Analysis: Employers are struggling to cope with rising health care costs. To stem the rise, they are promoting preventive wellness programs designed to preclude the onset of medical conditions which can consume such a high percentage of health care dollars. But to be effective, employers use the stick as well as the carrot. The stick not only includes the creation of smoke-free workplaces, but the institution of restrictive hiring practices. Many companies now refuse to hire smokers, will test applicants for nicotine, and will even require that someone have been smoke-free for a certain period of time before being considered for employment.
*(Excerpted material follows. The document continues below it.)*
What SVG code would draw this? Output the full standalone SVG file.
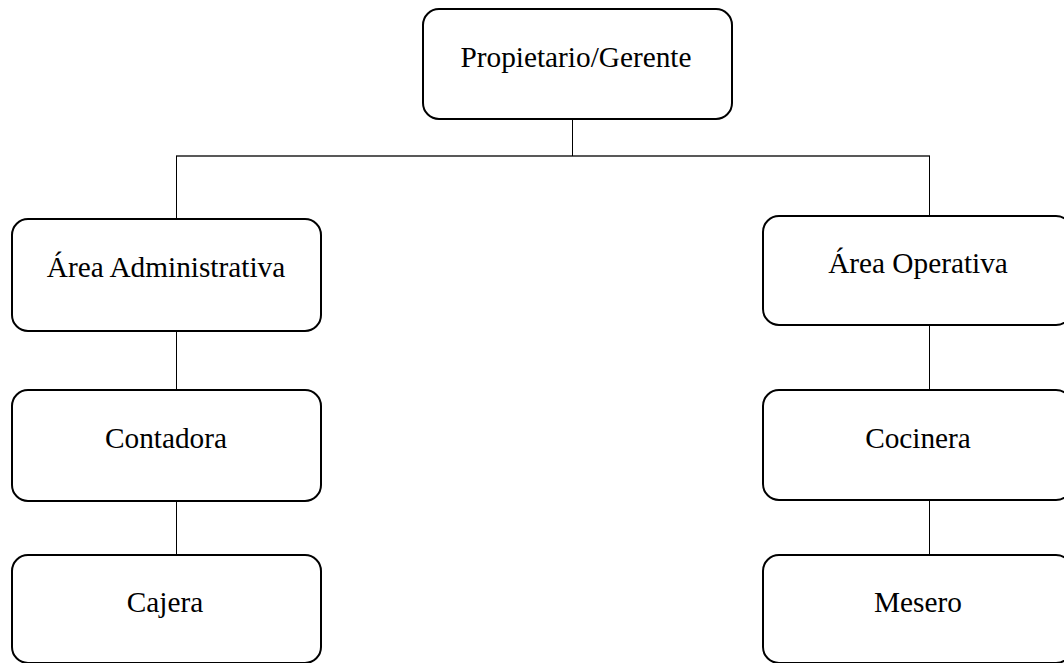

According to LaborLawyer.com, as of 2007, only 28 states bar employer discrimination against individuals who use tobacco products or who use lawful products outside work: Colorado, Connecticut, District of Columbia, Illinois, Indiana, Kentucky, Louisiana, Maine, Minnesota, Mississippi, Missouri, Montana, Nevada, New Hampshire, New Jersey, New Mexico, New York, North Carolina, North Dakota, Oklahoma, Oregon, Rhode Island, South Carolina, South Dakota (termination prohibited), Tennessee, (termination prohibited), West Virginia, Wisconsin and Wyoming. In addition, Hawaii's House of Representatives has passed a law asking employers to respect employees' right to use lawful consumables off premises during non-work hours. Note that Alaska is NOT on the list, which is why Alaska Airlines is allowed to discriminate against smokers.
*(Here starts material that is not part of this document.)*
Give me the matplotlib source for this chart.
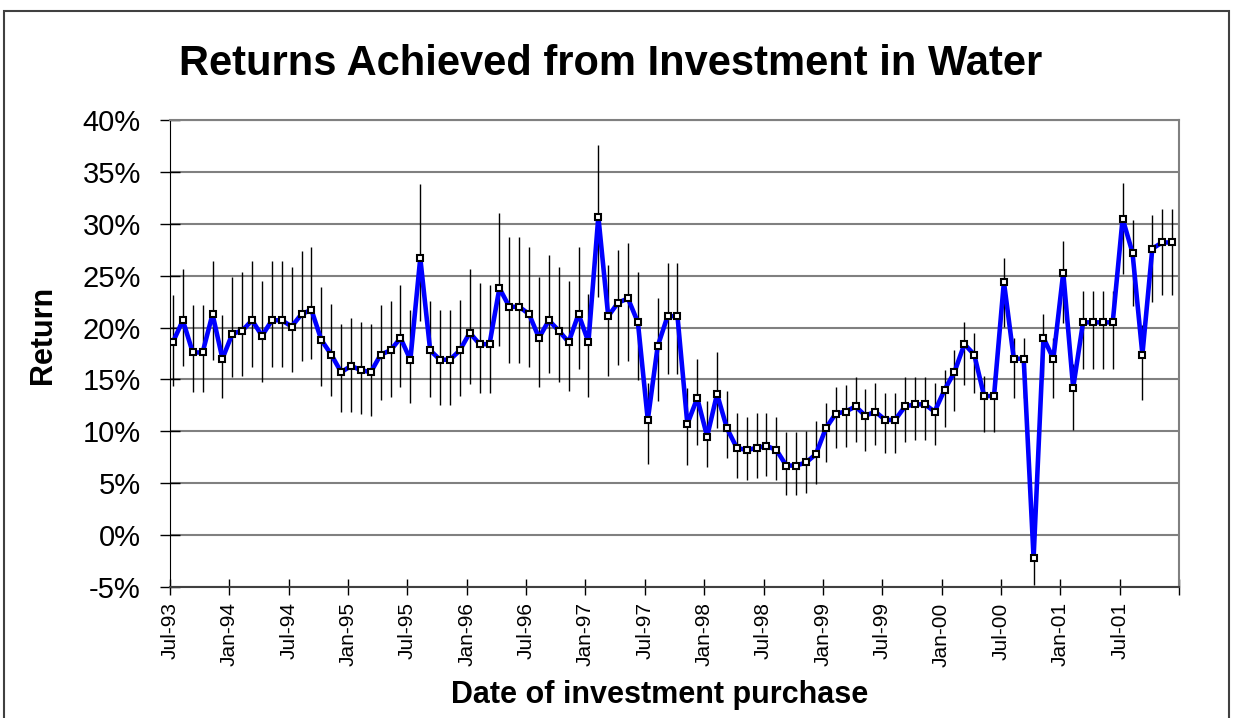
import numpy as np
import matplotlib
matplotlib.use('Agg')
import matplotlib.pyplot as plt
from matplotlib.patches import Rectangle

plt.rcParams['font.family'] = ['Liberation Sans', 'DejaVu Sans']

# monthly returns (%), Jul-93 .. Dec-01
returns = [18.6, 20.7, 17.6, 17.6, 21.3, 17.0, 19.4, 19.7, 20.7, 19.2,
           20.7, 20.7, 20.1, 21.3, 21.7, 18.8, 17.4, 15.7, 16.3, 15.9,
           15.7, 17.4, 17.8, 19.0, 16.9, 26.7, 17.8, 16.9, 16.9, 17.8,
           19.5, 18.4, 18.4, 23.8, 22.0, 22.0, 21.3, 19.0, 20.7, 19.7,
           18.6, 21.3, 18.6, 30.7, 21.1, 22.4, 22.8, 20.5, 11.1, 18.2,
           21.1, 21.1, 10.7, 13.2, 9.5, 13.6, 10.3, 8.4, 8.2, 8.4,
           8.6, 8.2, 6.7, 6.7, 7.0, 7.8, 10.3, 11.7, 11.9, 12.4,
           11.5, 11.9, 11.1, 11.1, 12.4, 12.6, 12.6, 11.9, 14.0, 15.7,
           18.4, 17.4, 13.4, 13.4, 24.4, 17.0, 17.0, -2.2, 19.0, 17.0,
           25.3, 14.2, 20.5, 20.5, 20.5, 20.5, 30.5, 27.2, 17.4, 27.6,
           28.2, 28.2]

err_hi = [4.5, 4.9, 4.6, 4.6, 5.1, 4.2, 5.5, 5.7, 5.7, 5.3,
          5.7, 5.7, 5.7, 6.1, 6.1, 5.1, 4.9, 4.6, 4.6, 4.6,
          4.6, 4.8, 4.8, 5.1, 4.8, 7.1, 4.8, 4.8, 4.8, 4.9,
          6.1, 5.9, 5.7, 7.2, 6.7, 6.7, 6.5, 5.9, 6.3, 6.1,
          5.9, 6.5, 4.6, 6.9, 4.9, 5.1, 5.3, 4.9, 3.6, 4.6,
          5.1, 5.1, 3.5, 3.8, 3.4, 4.0, 3.6, 3.4, 3.2, 3.4,
          3.2, 3.2, 3.2, 3.2, 3.0, 3.2, 2.4, 2.6, 2.6, 2.8,
          2.6, 2.8, 2.6, 2.6, 2.8, 2.6, 2.6, 2.8, 1.9, 2.1,
          2.1, 2.1, 1.9, 1.9, 2.3, 2.0, 2.0, 1.9, 2.3, 2.0,
          3.0, 2.3, 3.0, 3.0, 3.0, 3.0, 3.4, 3.2, 2.8, 3.2,
          3.2, 3.2]

err_lo = [4.2, 4.4, 3.8, 3.8, 4.4, 3.8, 4.2, 4.4, 4.5, 4.4,
          4.5, 4.5, 4.4, 4.5, 4.7, 4.4, 4.0, 3.8, 4.4, 4.2,
          4.2, 4.4, 4.5, 4.7, 4.2, 6.1, 4.5, 4.4, 4.4, 4.4,
          4.9, 4.7, 4.7, 5.6, 5.4, 5.4, 5.1, 4.7, 5.1, 4.9,
          4.7, 5.3, 5.3, 7.8, 5.8, 6.0, 6.0, 5.6, 4.2, 5.3,
          5.6, 5.6, 3.9, 4.5, 2.9, 3.3, 2.9, 2.9, 2.9, 2.9,
          2.9, 2.9, 2.8, 2.8, 2.9, 2.9, 3.3, 3.3, 3.4, 3.4,
          3.4, 3.2, 3.2, 3.2, 3.4, 3.4, 3.4, 3.2, 3.6, 3.7,
          3.9, 3.7, 3.5, 3.5, 4.3, 3.8, 3.8, 2.6, 3.8, 3.8,
          4.9, 4.1, 4.5, 4.5, 4.5, 4.5, 5.3, 5.1, 4.4, 5.1,
          5.1, 5.1]

tick_labels = ['Jul-93', 'Jan-94', 'Jul-94', 'Jan-95', 'Jul-95', 'Jan-96',
               'Jul-96', 'Jan-97', 'Jul-97', 'Jan-98', 'Jul-98', 'Jan-99',
               'Jul-99', 'Jan-00', 'Jul-00', 'Jan-01', 'Jul-01', '']

x = np.arange(len(returns))

fig = plt.figure(figsize=(12.34, 7.18), dpi=100)
ax = fig.add_axes([170 / 1234, 1 - 587 / 718, 1009 / 1234, 467 / 718])

# chart-area border
fig.patches.append(Rectangle((4 / 1234, -0.1), 1225 / 1234, 1.1 - 11 / 718,
                             transform=fig.transFigure, fill=False,
                             edgecolor='#404040', linewidth=1.5))

ax.errorbar(x, returns, yerr=[err_lo, err_hi], fmt='none', ecolor='black',
            elinewidth=1, capsize=0, zorder=2)
ax.plot(x, returns, color='#0000ff', linewidth=3.3, marker='s', markersize=5,
        markerfacecolor='white', markeredgecolor='black', markeredgewidth=1.5,
        zorder=3)

ax.set_xlim(-0.3, 101.7)
ax.set_ylim(-5, 40)
ax.set_xticks(np.arange(0, 103, 6) - 0.3)
ax.set_xticklabels(tick_labels, rotation=90, fontsize=15)
ax.set_yticks(np.arange(-5, 41, 5))
ax.set_yticklabels([f'{v}%' for v in range(-5, 41, 5)], fontsize=21)
ax.tick_params(axis='x', direction='inout', length=12, width=1, pad=5)
ax.tick_params(axis='y', direction='inout', length=14, width=1, pad=14)

ax.grid(axis='y', color='#808080', linewidth=1.5)
ax.set_axisbelow(True)
ax.spines['left'].set_color('black')
ax.spines['bottom'].set_color('#404040')
ax.spines['bottom'].set_linewidth(1.5)
ax.spines['right'].set_color('#808080')
ax.spines['right'].set_linewidth(1.5)
ax.spines['top'].set_color('#808080')
ax.spines['top'].set_linewidth(1.5)

fig.text(611 / 1234, 1 - 64 / 718, 'Returns Achieved from Investment in Water',
         fontsize=30, fontweight='bold', ha='center', va='center')
fig.text(660 / 1234, 1 - 695 / 718, 'Date of investment purchase',
         fontsize=22, fontweight='bold', ha='center', va='center')
fig.text(43 / 1234, 1 - 335 / 718, 'Return', fontsize=22, fontweight='bold',
         rotation=90, ha='center', va='center')

fig.savefig('out.png', dpi=100)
Mandating a smoke-free workplace and even placing a company's entire premises off limits to smoking is not really an issue. It is supported by private property rights. However, denying employment to someone who is otherwise qualified for a job gets a little shaky, considering that employers can use health insurance eligibility as a discriminator here. But firing someone for flunking a nicotine test without determining whether or not the person actually smoked is a gross violation of the principle of due process. The nicotine isn't the problem - the smoke creates the problem.

Consequently, the Alaska State Legislature needs to craft a solution to this problem. Ideally, they should pass a law banning all discrimination against employees who smoke or engage in other lawful behavior off the job. But at the very least, they should ban employers for firing an employee merely for flunking a nicotine test, since the test cannot discriminate between smoking and the use of nicotine substitutes. Yes, such a law "grows government", but this is necessitated by intrusive, irresponsible, and arbitrary corporate behavior. Personal responsibility is the best antidote to the growth of government; the more responsibly people behave, the less need and demand there will be for government intervention.
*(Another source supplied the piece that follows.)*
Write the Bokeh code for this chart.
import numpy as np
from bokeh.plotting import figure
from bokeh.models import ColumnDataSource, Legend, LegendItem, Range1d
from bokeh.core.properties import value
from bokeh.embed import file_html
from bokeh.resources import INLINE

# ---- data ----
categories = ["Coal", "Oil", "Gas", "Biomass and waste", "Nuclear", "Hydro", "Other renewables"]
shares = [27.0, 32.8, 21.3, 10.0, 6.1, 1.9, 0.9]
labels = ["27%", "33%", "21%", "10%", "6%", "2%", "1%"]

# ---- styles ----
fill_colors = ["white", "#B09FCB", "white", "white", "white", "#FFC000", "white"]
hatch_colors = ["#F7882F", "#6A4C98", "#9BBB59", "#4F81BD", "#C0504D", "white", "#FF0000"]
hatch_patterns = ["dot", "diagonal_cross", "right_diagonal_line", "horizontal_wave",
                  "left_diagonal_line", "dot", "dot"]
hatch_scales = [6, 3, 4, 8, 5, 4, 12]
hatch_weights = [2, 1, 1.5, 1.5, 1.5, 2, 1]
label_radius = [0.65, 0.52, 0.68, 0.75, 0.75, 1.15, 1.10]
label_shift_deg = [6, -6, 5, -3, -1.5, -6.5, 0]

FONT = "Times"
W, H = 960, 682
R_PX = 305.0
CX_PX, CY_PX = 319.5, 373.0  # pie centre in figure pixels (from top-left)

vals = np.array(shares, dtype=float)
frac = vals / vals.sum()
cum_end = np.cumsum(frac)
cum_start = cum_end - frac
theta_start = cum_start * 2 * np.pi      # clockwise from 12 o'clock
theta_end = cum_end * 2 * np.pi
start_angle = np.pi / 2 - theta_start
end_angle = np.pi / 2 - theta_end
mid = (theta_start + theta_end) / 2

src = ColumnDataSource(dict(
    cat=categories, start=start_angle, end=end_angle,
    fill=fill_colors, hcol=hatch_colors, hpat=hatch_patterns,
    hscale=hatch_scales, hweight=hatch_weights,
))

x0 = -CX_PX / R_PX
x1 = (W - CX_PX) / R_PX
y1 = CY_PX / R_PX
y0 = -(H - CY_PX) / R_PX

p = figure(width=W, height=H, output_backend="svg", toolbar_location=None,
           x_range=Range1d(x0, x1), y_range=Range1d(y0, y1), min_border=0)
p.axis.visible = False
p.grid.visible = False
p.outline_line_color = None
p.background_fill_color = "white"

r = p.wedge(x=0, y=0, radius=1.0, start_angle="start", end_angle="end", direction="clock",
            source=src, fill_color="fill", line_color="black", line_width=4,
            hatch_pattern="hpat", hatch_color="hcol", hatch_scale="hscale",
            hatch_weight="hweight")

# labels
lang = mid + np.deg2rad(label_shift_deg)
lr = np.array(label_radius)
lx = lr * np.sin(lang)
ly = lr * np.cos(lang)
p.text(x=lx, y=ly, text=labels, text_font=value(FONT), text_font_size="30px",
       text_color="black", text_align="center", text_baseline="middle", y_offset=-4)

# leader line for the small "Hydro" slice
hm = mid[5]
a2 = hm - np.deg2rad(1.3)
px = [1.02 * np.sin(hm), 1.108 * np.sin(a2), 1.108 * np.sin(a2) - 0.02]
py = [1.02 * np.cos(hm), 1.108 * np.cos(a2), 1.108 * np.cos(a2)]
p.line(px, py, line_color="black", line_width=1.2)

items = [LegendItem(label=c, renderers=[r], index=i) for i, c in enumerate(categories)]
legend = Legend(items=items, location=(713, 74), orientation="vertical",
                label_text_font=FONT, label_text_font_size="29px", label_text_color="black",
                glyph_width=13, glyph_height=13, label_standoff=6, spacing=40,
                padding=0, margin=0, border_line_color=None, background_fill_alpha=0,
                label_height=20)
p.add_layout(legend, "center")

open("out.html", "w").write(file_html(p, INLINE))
  1. I disagree entirely. I refuse to hire smokers for the simple reason that THEY SMELL!! HORRIBLY!!! I can't stand their smell, I certainly don't want to work with that smell all day. Why should I have to? Thank god I don't have to. The law should stay just the way it is. If people want to smoke, they can go work for someone who wants them.

  2. Second hand smoking will have adverse effects on both adults and children. Most serious negative effects of second hand smoke in adults are coronary heart disease and lung cancer. On the infants, second hand smoke can cause SIDS (Sudden Infant Death Syndrome). The pregnant women that are exposed to secondhand smoke are at the risk of having low birth weight babies and the babies will have higher risk of developing asthma (among other risks).